= Varattar River (Pamba) =

River in India

Varattar is a branch of the Pamba River, the third longest river in the South Indian state of Kerala.It is a 9.5 km long water channel that in the past connected and linked the Pampa to the Manimala River. It flows through the outskirts of Chengannur, Pathanamthitta and Alappuzha. Its a perennial freshwater source linking two rivers in Alappuzha and Pathanamthitta districts. But greatly diminished instream flow due to encroachments, sand mining and weed growth have severely affected the size and strength of Varattar and it became a river with no water.

==Rejuvenation projects==
The legislative Committee for Environment inspected the Varattar river bed in 2002 to assess the encroachments and observed that almost two-thirds of the Varattar was encroached by locals for cultivating rice, vegetables, tapioca and fodder grass. In 2014 River rejuvenation project was carried out to revive the river. Land encroachments and sand sedimentations were removed and the flow of water was restored. A second phase of this project was carried out in 2017. 12 acres of encroachments from a 4 km stretch of the river were evicted. Man-made structures constructed along the river were removed through mutual consultations. The ‘Varatte aar’ (‘let the river come’ in Malayalam) campaign was a unique experiment in water conservation and environment management efforts.

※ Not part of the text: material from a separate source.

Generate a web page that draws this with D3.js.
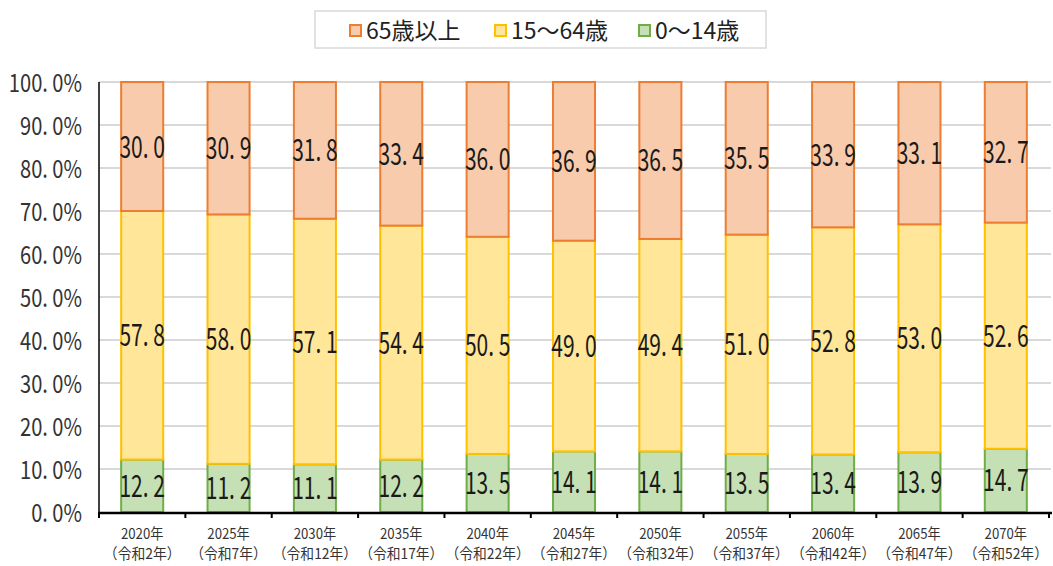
<!DOCTYPE html>
<html><head><meta charset="utf-8">
<script src="https://cdn.jsdelivr.net/npm/d3@7"></script>
<style>body{margin:0;background:#fff}svg{display:block}</style>
</head><body><svg id="c" width="1053" height="566"></svg>
<script>
const years = ["2020年","2025年","2030年","2035年","2040年","2045年","2050年","2055年","2060年","2065年","2070年"];
const eras = ["（令和2年）","（令和7年）","（令和12年）","（令和17年）","（令和22年）","（令和27年）","（令和32年）","（令和37年）","（令和42年）","（令和47年）","（令和52年）"];
const age0_14 = [12.2,11.2,11.1,12.2,13.5,14.1,14.1,13.5,13.4,13.9,14.7];
const age15_64 = [57.8,58.0,57.1,54.4,50.5,49.0,49.4,51.0,52.8,53.0,52.6];
const age65 = [30.0,30.9,31.8,33.4,36.0,36.9,36.5,35.5,33.9,33.1,32.7];
const seriesNames = ["65歳以上","15～64歳","0～14歳"];
const yTicks = [0,10,20,30,40,50,60,70,80,90,100];

const fills = {"0～14歳":"#C5E0B4","15～64歳":"#FFE699","65歳以上":"#F8CBAD"};
const strokes = {"0～14歳":"#70AD47","15～64歳":"#FFC000","65歳以上":"#ED7D31"};
const FONT = "'Noto Sans CJK JP','Noto Sans',sans-serif";

const svg = d3.select("#c");
const pl = 99, pr = 1049, pt = 82, pb = 512;
const x = d3.scaleBand().domain(years).range([pl, pr]).paddingInner(0.49).paddingOuter(0.245);
const y = d3.scaleLinear().domain([0,100]).range([pb, pt]).clamp(true);

// gridlines
svg.append("g").selectAll("line").data(yTicks.filter(d=>d>0)).join("line")
  .attr("x1", pl).attr("x2", pr+2).attr("y1", d=>y(d)).attr("y2", d=>y(d))
  .attr("stroke", "#d9d9d9").attr("stroke-width", 2);

const table = years.map((yr,i)=>({year:yr, "0～14歳":age0_14[i], "15～64歳":age15_64[i], "65歳以上":age65[i]}));
const stack = d3.stack().keys(["0～14歳","15～64歳","65歳以上"]);
const layers = stack(table);
const src = {"0～14歳":age0_14, "15～64歳":age15_64, "65歳以上":age65};

const g = svg.append("g");
layers.forEach(layer=>{
  const k = layer.key;
  g.append("g").selectAll("rect").data(layer).join("rect")
    .attr("x", d=>x(d.data.year)+1)
    .attr("width", x.bandwidth()-2)
    .attr("y", d=>y(d[1]))
    .attr("height", d=>y(d[0])-y(d[1]))
    .attr("fill", fills[k]).attr("stroke", strokes[k]).attr("stroke-width", 2);
});
layers.forEach(layer=>{
  g.append("g").selectAll("text").data(layer).join("text")
    .attr("transform", d=>`translate(${x(d.data.year)+x.bandwidth()/2},${(y(d[0])+y(d[1]))/2+11}) scale(0.7,1)`)
    .attr("text-anchor","middle")
    .attr("font-family", FONT).attr("font-size", 30).attr("fill","#1a1a1a")
    .text((d,i)=>src[layer.key][i].toFixed(1).replace(".", ". "));
});

// y axis
svg.append("line").attr("x1",pl).attr("x2",pl).attr("y1",pt).attr("y2",pb+1)
  .attr("stroke","#000").attr("stroke-width",1.5);
svg.append("g").selectAll("text").data(yTicks).join("text")
  .attr("transform", d=>`translate(82,${y(d)+10}) scale(0.82,1)`)
  .attr("text-anchor","end")
  .attr("font-family",FONT).attr("font-size",24.5).attr("fill","#333")
  .text(d=>d.toFixed(1).replace(".", ". ")+"%");

// x axis
const xa = svg.append("g").attr("transform",`translate(0,${pb+1})`);
xa.append("line").attr("x1",pl-1).attr("x2",pr+3).attr("stroke","#000").attr("stroke-width",2.5);
const step = x.step();
xa.selectAll("line.tk").data(d3.range(years.length+1)).join("line").attr("class","tk")
  .attr("x1",i=>pl+i*step).attr("x2",i=>pl+i*step).attr("y1",0).attr("y2",5)
  .attr("stroke","#000").attr("stroke-width",2);
xa.selectAll("text.yr").data(years).join("text").attr("class","yr")
  .attr("transform",d=>`translate(${x(d)+x.bandwidth()/2},${26}) scale(0.88,1)`).attr("text-anchor","middle")
  .attr("font-family",FONT).attr("font-size",15).attr("fill","#333").text(d=>d);
xa.selectAll("text.era").data(eras).join("text").attr("class","era")
  .attr("transform",(d,i)=>`translate(${x(years[i])+x.bandwidth()/2},${46}) scale(0.92,1)`).attr("text-anchor","middle")
  .attr("font-family",FONT).attr("font-size",15).attr("fill","#333").text(d=>d);

// legend
const lg = svg.append("g");
lg.append("rect").attr("x",315).attr("y",11).attr("width",451).attr("height",37)
  .attr("fill","#fff").attr("stroke","#d9d9d9").attr("stroke-width",1.5);
const lx = [350, 495, 639];
seriesNames.forEach((n,i)=>{
  lg.append("rect").attr("x",lx[i]).attr("y",25).attr("width",11).attr("height",11)
    .attr("fill",fills[n]).attr("stroke",strokes[n]).attr("stroke-width",2);
  lg.append("text").attr("transform",`translate(${lx[i]+16},39)`).attr("font-family",FONT)
    .attr("font-size",23).attr("fill","#222").text(n);
});
</script></body></html>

Varattar has regained its lost glory after the rejuvenation works and because of which water flowing from Koyipram Varalthodu, Poovannappuzhathodu, Poongayilthodu, and Chennathu Puthenthodu through Idanaadu reached Aadipamba, near Panchavadi.

==Benefits of the river==

The major direct benefits of Varattar are water for Household Use, fertile soil on the banks of the Varattar, means of transporting goods and passengers, irrigating agricultural lands in the two panchayats. The Varattar was a major corridor for transportation of snake boats which came from far to participate in the Aranmula Snake boat race.